**The request:**
Leave the pictures out, and retype all of the material exactly as written.

**Input data:**
* * * *

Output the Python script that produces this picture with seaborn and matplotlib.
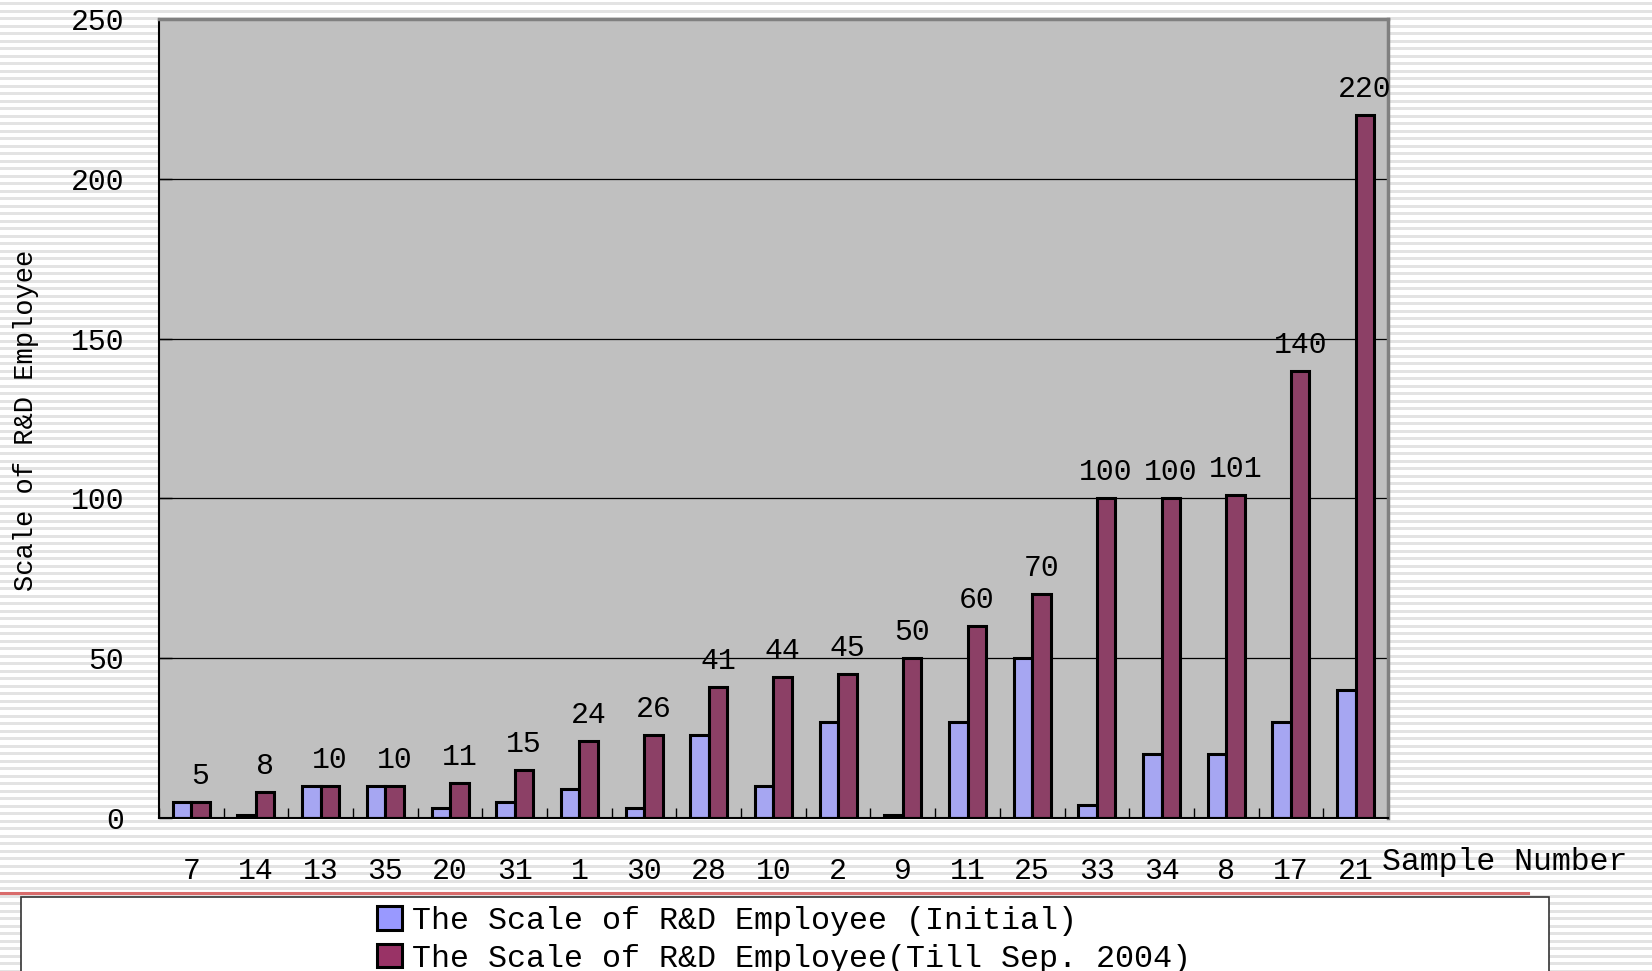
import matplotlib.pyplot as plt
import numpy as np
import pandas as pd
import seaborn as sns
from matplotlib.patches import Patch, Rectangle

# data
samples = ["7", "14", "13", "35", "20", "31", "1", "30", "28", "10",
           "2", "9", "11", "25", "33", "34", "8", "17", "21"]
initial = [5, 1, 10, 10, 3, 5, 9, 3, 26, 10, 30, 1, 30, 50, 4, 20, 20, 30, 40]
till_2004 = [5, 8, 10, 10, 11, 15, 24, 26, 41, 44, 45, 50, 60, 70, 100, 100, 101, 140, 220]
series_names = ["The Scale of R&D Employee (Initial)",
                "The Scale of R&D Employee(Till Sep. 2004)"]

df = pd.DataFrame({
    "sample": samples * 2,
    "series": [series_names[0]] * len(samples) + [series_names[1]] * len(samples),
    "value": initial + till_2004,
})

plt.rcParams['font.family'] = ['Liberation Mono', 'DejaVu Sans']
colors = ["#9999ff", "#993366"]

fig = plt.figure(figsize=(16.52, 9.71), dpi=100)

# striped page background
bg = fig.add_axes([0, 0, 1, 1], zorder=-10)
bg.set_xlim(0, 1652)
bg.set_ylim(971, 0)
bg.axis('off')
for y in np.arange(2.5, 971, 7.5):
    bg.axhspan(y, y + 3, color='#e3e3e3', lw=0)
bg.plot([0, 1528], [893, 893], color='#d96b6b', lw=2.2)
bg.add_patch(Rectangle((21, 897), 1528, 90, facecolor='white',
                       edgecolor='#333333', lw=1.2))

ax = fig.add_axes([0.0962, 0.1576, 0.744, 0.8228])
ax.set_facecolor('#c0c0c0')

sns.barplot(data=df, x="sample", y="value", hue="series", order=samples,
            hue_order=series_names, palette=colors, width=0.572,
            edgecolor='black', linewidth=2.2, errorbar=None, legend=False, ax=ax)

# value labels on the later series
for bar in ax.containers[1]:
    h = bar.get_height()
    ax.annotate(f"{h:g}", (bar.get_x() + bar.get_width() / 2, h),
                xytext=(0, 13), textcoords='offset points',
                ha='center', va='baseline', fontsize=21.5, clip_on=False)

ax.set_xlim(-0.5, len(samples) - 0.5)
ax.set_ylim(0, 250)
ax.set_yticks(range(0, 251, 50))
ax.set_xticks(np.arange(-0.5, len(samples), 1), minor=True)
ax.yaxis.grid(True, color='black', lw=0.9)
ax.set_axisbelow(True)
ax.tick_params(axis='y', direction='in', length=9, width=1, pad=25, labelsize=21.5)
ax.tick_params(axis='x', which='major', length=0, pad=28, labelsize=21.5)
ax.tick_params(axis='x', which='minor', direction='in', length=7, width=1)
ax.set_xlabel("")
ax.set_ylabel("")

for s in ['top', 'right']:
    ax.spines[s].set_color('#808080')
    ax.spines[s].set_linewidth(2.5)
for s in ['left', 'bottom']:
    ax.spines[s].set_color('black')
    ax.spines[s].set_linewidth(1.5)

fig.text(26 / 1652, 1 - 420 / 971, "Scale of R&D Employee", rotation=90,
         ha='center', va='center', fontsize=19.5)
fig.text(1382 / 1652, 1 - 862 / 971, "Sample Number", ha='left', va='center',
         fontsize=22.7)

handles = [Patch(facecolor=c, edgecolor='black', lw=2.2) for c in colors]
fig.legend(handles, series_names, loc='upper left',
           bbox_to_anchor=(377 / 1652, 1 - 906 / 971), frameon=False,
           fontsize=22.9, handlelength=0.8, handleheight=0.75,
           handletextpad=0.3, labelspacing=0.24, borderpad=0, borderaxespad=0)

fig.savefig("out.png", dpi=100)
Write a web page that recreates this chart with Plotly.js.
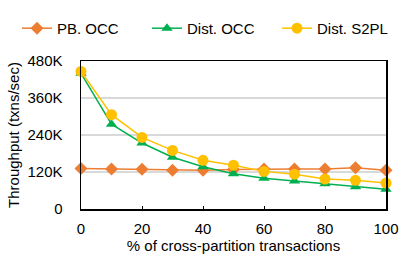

* * * *

**Output of the exercise:**
Output the Python script that produces this picture with seaborn and matplotlib.
import matplotlib.pyplot as plt
import numpy as np
import pandas as pd
import seaborn as sns
from matplotlib.patches import Patch, Rectangle

# data
samples = ["7", "14", "13", "35", "20", "31", "1", "30", "28", "10",
           "2", "9", "11", "25", "33", "34", "8", "17", "21"]
initial = [5, 1, 10, 10, 3, 5, 9, 3, 26, 10, 30, 1, 30, 50, 4, 20, 20, 30, 40]
till_2004 = [5, 8, 10, 10, 11, 15, 24, 26, 41, 44, 45, 50, 60, 70, 100, 100, 101, 140, 220]
series_names = ["The Scale of R&D Employee (Initial)",
                "The Scale of R&D Employee(Till Sep. 2004)"]

df = pd.DataFrame({
    "sample": samples * 2,
    "series": [series_names[0]] * len(samples) + [series_names[1]] * len(samples),
    "value": initial + till_2004,
})

plt.rcParams['font.family'] = ['Liberation Mono', 'DejaVu Sans']
colors = ["#9999ff", "#993366"]

fig = plt.figure(figsize=(16.52, 9.71), dpi=100)

# striped page background
bg = fig.add_axes([0, 0, 1, 1], zorder=-10)
bg.set_xlim(0, 1652)
bg.set_ylim(971, 0)
bg.axis('off')
for y in np.arange(2.5, 971, 7.5):
    bg.axhspan(y, y + 3, color='#e3e3e3', lw=0)
bg.plot([0, 1528], [893, 893], color='#d96b6b', lw=2.2)
bg.add_patch(Rectangle((21, 897), 1528, 90, facecolor='white',
                       edgecolor='#333333', lw=1.2))

ax = fig.add_axes([0.0962, 0.1576, 0.744, 0.8228])
ax.set_facecolor('#c0c0c0')

sns.barplot(data=df, x="sample", y="value", hue="series", order=samples,
            hue_order=series_names, palette=colors, width=0.572,
            edgecolor='black', linewidth=2.2, errorbar=None, legend=False, ax=ax)

# value labels on the later series
for bar in ax.containers[1]:
    h = bar.get_height()
    ax.annotate(f"{h:g}", (bar.get_x() + bar.get_width() / 2, h),
                xytext=(0, 13), textcoords='offset points',
                ha='center', va='baseline', fontsize=21.5, clip_on=False)

ax.set_xlim(-0.5, len(samples) - 0.5)
ax.set_ylim(0, 250)
ax.set_yticks(range(0, 251, 50))
ax.set_xticks(np.arange(-0.5, len(samples), 1), minor=True)
ax.yaxis.grid(True, color='black', lw=0.9)
ax.set_axisbelow(True)
ax.tick_params(axis='y', direction='in', length=9, width=1, pad=25, labelsize=21.5)
ax.tick_params(axis='x', which='major', length=0, pad=28, labelsize=21.5)
ax.tick_params(axis='x', which='minor', direction='in', length=7, width=1)
ax.set_xlabel("")
ax.set_ylabel("")

for s in ['top', 'right']:
    ax.spines[s].set_color('#808080')
    ax.spines[s].set_linewidth(2.5)
for s in ['left', 'bottom']:
    ax.spines[s].set_color('black')
    ax.spines[s].set_linewidth(1.5)

fig.text(26 / 1652, 1 - 420 / 971, "Scale of R&D Employee", rotation=90,
         ha='center', va='center', fontsize=19.5)
fig.text(1382 / 1652, 1 - 862 / 971, "Sample Number", ha='left', va='center',
         fontsize=22.7)

handles = [Patch(facecolor=c, edgecolor='black', lw=2.2) for c in colors]
fig.legend(handles, series_names, loc='upper left',
           bbox_to_anchor=(377 / 1652, 1 - 906 / 971), frameon=False,
           fontsize=22.9, handlelength=0.8, handleheight=0.75,
           handletextpad=0.3, labelspacing=0.24, borderpad=0, borderaxespad=0)

fig.savefig("out.png", dpi=100)
Write a web page that recreates this chart with Plotly.js.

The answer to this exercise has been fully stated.